On that first anniversary of the Rebbetzin’s passing, the Rebbe analyzed one such law, the prohibition to light a fire. Interestingly, the prohibition applies even when the purpose of lighting a fire is not for the sake of the warmth or light, but rather because one needs the ash that will result from the flames. How does that translate into Monday morning’s “To Do” list? Let thanks to G‑d be my first conscious thought, if for nothing other than the gift of life. Follow that with mindful washing of the hands, a dime in the charity box before saying the morning blessings ... small acts that ignite the fire of our souls and allow the light of G‑d to radiate through our being. We must illuminate our existence.

And at the same time, the “fire” is for “ash.” We must bring all that revelation back down to earth, into the “ash” dimension of our beings. Retain that spiritual mindfulness while mixing the morning oats and waking the kids. Say hello to the crossing guard, smile—and mean it.

In describing the Rebbetzin, the Rebbe states that, remarkably, each day of her life, day in and day out, she lit fires, rising beyond the limitations of matter.

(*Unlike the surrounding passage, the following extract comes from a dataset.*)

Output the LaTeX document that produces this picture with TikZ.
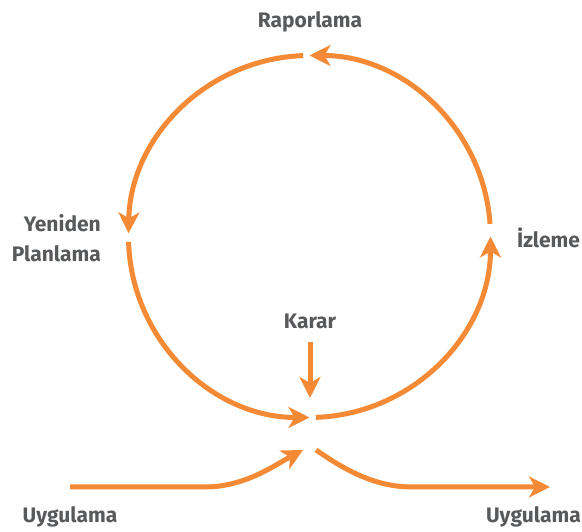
\documentclass[tikz,border=0pt]{standalone}
\usepackage{fontspec}
\setmainfont{Fira Sans}
\usetikzlibrary{arrows.meta}
\definecolor{flowor}{HTML}{F48A36}
\definecolor{txtgray}{HTML}{58595B}
\begin{document}
\begin{tikzpicture}[x=1pt,y=1pt,
  flow/.style={draw=flowor,line width=5pt,-{Stealth[length=21pt,width=21pt,inset=6pt]}},
  lbl/.style={text=txtgray,font=\fontsize{21}{30}\selectfont\bfseries,inner sep=0pt}]
\useasboundingbox (0,0) rectangle (582,532);
\coordinate (c) at (309.5,295.5);
\node[lbl,anchor=base] (rap) at (310,504) {Raporlama};
\node[lbl,align=right,anchor=east] (yen) at (101,294) {Yeniden\\Planlama};
\node[lbl,anchor=base west] (izl) at (517,284) {İzleme};
\node[lbl,anchor=base] (karar) at (310,203) {Karar};
\node[lbl,anchor=base] (uygL) at (70,9) {Uygulama};
\node[lbl,anchor=base east] (uygR) at (581,9) {Uygulama};
% circle arcs
\draw[flow] ([shift={(-88:181pt)}]c) arc[start angle=-88,end angle=0,radius=181pt];
\draw[flow] ([shift={(4:181pt)}]c) arc[start angle=4,end angle=90,radius=181pt];
\draw[flow] ([shift={(92:181pt)}]c) arc[start angle=92,end angle=179,radius=181pt];
\draw[flow] ([shift={(181.7:181pt)}]c) arc[start angle=181.7,end angle=270,radius=181pt];
% Karar arrow
\coordinate (ks) at (310,190);
\coordinate (ke) at (310,134);
\draw[flow] (ks) -- (ke);
% bottom flows
\coordinate (ls) at (70,45);
\coordinate (lb) at (205,45);
\coordinate (lt) at (303,82);
\draw[flow] (ls) -- (lb) .. controls (245,45) and (275,67) .. (lt);
\coordinate (rs) at (316,82);
\coordinate (rb) at (412,45);
\coordinate (rt) at (550,45);
\draw[flow] (rs) .. controls (345,62) and (375,45) .. (rb) -- (rt);
\end{tikzpicture}
\end{document}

Concurrently, she made sure to bring all that spirituality back to “ashes,” imbuing the lowest dimensions with the G‑dly light she had touched.

Such are my thoughts as we cross the bridge. Once over, our van bumps along Flatbush Avenue. By now, the talk has cut to shopping and Atlantic Mall, Burlington Coat Factory and what time we must light candles. There’s no time to stop and shop. The sun is too low. Its light is moving west, daubing another peel of the planet with warmth and brightness. Darkness lies ahead. But down the road, my candlesticks wait for my match. The lights must not go out.